Personne ne contait comme lui; il faisait les délices de
tous les cercles par mille récits, par mille anecdotes,
sans jamais y mêler le fiel ou la satire; aussi peut-on
dire que tout le monde l'aimait, comme on peut dire aussi qu'il
aimait tout le monde. Ce dernier mérite (si c'en est un
) tenait en lui, je pense, à cette faiblesse de caractère
dont j'ai déjà parlé. Il ne savait pas plus
haïr que résister, et dans l'ordinaire de la vie,
sa facilité était vraiment rare. Vous avait-il promis
de venir dîner chez vous ; au moment de partir pour s'y
rendre, s'il arrivait une personne qui vînt le chercher,
elle vous l'enlevait, et vous l'attendiez en vain. Je me souviens
qu'un jour, comme nous lui reprochions d'avoir ainsi manqué
de parole, il nous prouva qu'il avait réponse à
tout : « Je me persuade, dit-il, que celui qui vient me
chercher est plus pressé que celui qui m'attend. »
II avait des traits de bonhomie
qui rappelaient beaucoup La Fontaine.
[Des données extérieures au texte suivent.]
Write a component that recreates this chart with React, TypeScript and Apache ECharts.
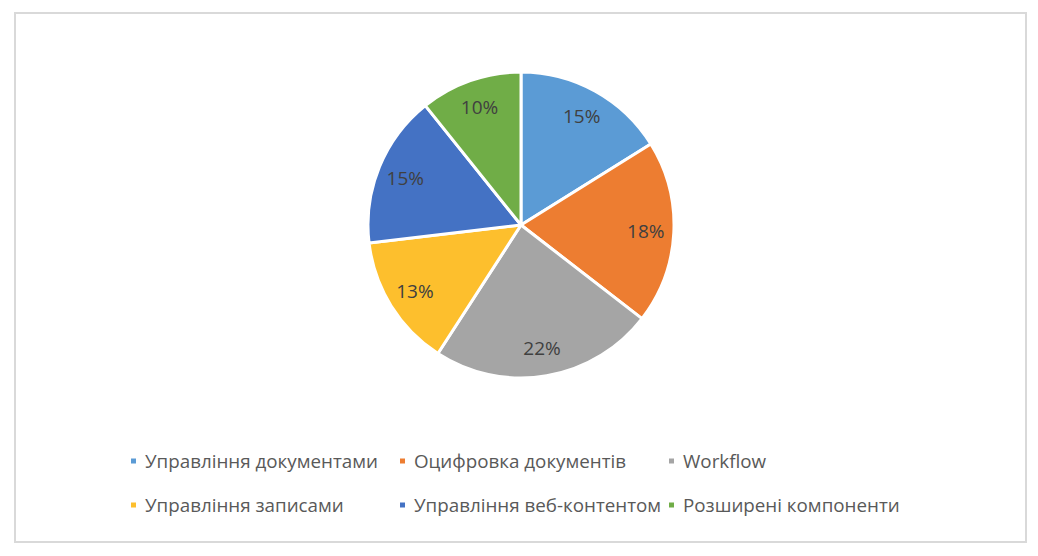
import React, { useEffect, useRef } from "react";
import * as echarts from "echarts";

const categories = [
  "Управління документами",
  "Оцифровка документів",
  "Workflow",
  "Управління записами",
  "Управління веб-контентом",
  "Розширені компоненти",
];
const values = [15, 18, 22, 13, 15, 10];
const colors = ["#5B9BD5", "#ED7D31", "#A5A5A5", "#FDBF2D", "#4472C4", "#70AD47"];

const FONT = "'Open Sans', 'Noto Sans', sans-serif";

export default function App() {
  const ref = useRef<HTMLDivElement>(null);
  useEffect(() => {
    document.body.style.margin = "0";
    const chart = echarts.init(ref.current!, null, { renderer: "svg" });
    const data = categories.map((name, i) => ({
      name,
      value: values[i],
      itemStyle: { color: colors[i] },
    }));
    const legendCols = [0, 1, 2].map((c) => [categories[c], categories[c + 3]]);
    const legendLefts = [129, 398, 667];
    chart.setOption({
      animation: false,
      backgroundColor: "#ffffff",
      graphic: [
        {
          type: "rect",
          shape: { x: 15, y: 13, width: 1011, height: 529 },
          style: { fill: "none", stroke: "#D9D9D9", lineWidth: 2 },
          silent: true,
        },
      ],
      legend: legendCols.map((col, i) => ({
        orient: "vertical",
        left: legendLefts[i],
        top: 450,
        padding: 0,
        data: col,
        icon: "rect",
        itemWidth: 7,
        itemHeight: 7,
        itemGap: 22,
        selectedMode: false,
        textStyle: {
          fontFamily: FONT,
          fontSize: 18.8,
          color: "#595959",
          lineHeight: 22,
          padding: [0, 0, 0, 3],
        },
      })),
      series: [
        {
          type: "pie",
          center: [521, 225],
          radius: [0, 153],
          startAngle: 90,
          clockwise: true,
          data,
          label: { show: false },
          labelLine: { show: false },
          itemStyle: { borderColor: "#ffffff", borderWidth: 3 },
          emphasis: { disabled: true },
        },
        {
          type: "pie",
          center: [521, 225],
          radius: [92, 152],
          startAngle: 90,
          clockwise: true,
          silent: true,
          legendHoverLink: false,
          data: categories.map((name, i) => ({ name, value: values[i] })),
          itemStyle: { color: "rgba(0,0,0,0)", borderWidth: 0 },
          label: {
            show: true,
            position: "inside",
            formatter: "{c}%",
            fontFamily: FONT,
            fontSize: 19,
            color: "#404040",
          },
          labelLine: { show: false },
          emphasis: { disabled: true },
        },
      ],
    });
    return () => chart.dispose();
  }, []);
  return <div ref={ref} style={{ width: 1038, height: 556 }} />;
}
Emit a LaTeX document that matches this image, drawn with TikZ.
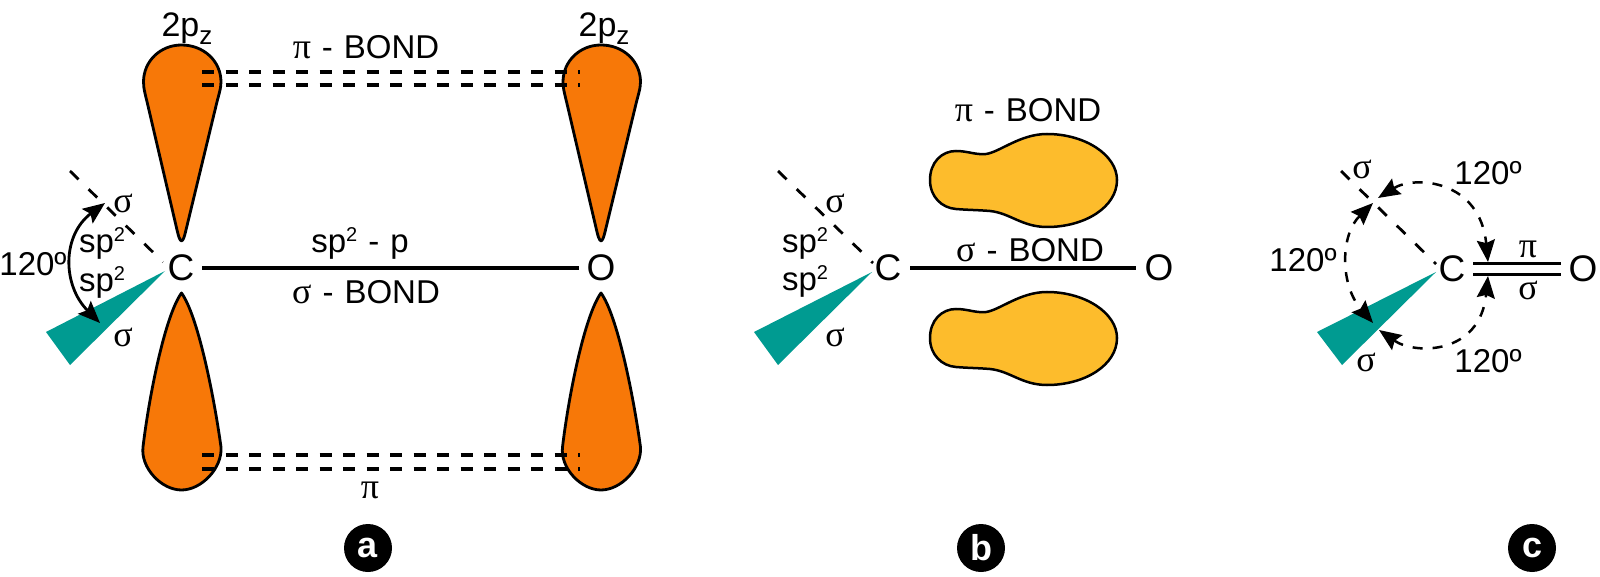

Un soir qu'il venait de
souper chez moi, je lui dis : L'abbé, il est bien
tard ; vous demeurez si loin que je m'inquiette de vous voir retourner
à cette heure-ci, menant votre cabriolet. J'ai toujours
la précaution de porter un bonnet de nuit dans ma poche,
répondit-il. Je lui proposai alors de lui faire établir
un lit dans mon salon. Non, non, dit-il, j'ai dans votre
rue un ami chez lequel je vais coucher très souvent; cela
ne le gène en rien, et je puis m'y rendre à toute
heure. Ce qu'il fit aussitôt.
Nul être ne jouissait autant
de la vie, n'en effleurait davantage tous les charmes: toujours
prêt à rire, à s'amuser, Delille avait une
sorte de bonheur qui ressemblait au bonheur d'un enfant. Ce même
homme pourtant a déployé la plus grande énergie
tant qu'a duré la révolution. Tout le monde sait
avec quel glorieux courage il repoussa Chaumette, procureur de
la commune, qui lui commandait en 1793 une ode à la déesse
de la raison. Delille ne pouvait ignorer que son refus était
son arrêt de mort, et c'est alors qu'il fit ce beau dithyrambe
sur l'immortalité de l'ame; il le lut à Chaumette,
et quand il en fut à ces vers :
Oui, vous qui de l'Olympe usurpant le tonnerre,
Des éternelles lois renversez les autels;
Lâches oppresseurs de la terre,
Tremblez, vous êtes immortels!
il s'arrêta, regarda le tribun, et répéta
d'une voix forte et assurée: « vous aussi, tremblez,
« vous êtes immortel. » Chaumette, quoique fort
interdit, murmura quelques menaces : Je suis tout prêt,
répondit Delille, je viens de vous lire mon testament.
Pour cette fois le courage de l'honnête homme eut un heureux
succès, car Chaumette le quitta pour aller dire à
ses amis qu'il n'était pas encore temps de faire mourir
Delille, que depuis il ne cessa de protéger. Le poète
n'en crut pas moins qu'il était prudent d'émigrer
; il passa en Angleterre, où il se vit accueilli et recherché
par tout ce qu'on y trouvait de personnes distinguées et
recommandables.
Sa muse garda toujours son feu
sacré pour ses rois légitimes. Sous le règne
de l'usurpateur qui faisait trembler le monde entier, il fit paraître
son poème de la Pitié, et rentré en France,
il eut le courage, plus rare peut-être, de résister
aux feintes caresses d'un pouvoir absolu. Il ne craignit pas de
s'exposer à la disgrâce pour conserver sa propre
estime, l'estime de ses amis et l'admiration générale
, dont il a joui jusqu'à son dernier jour.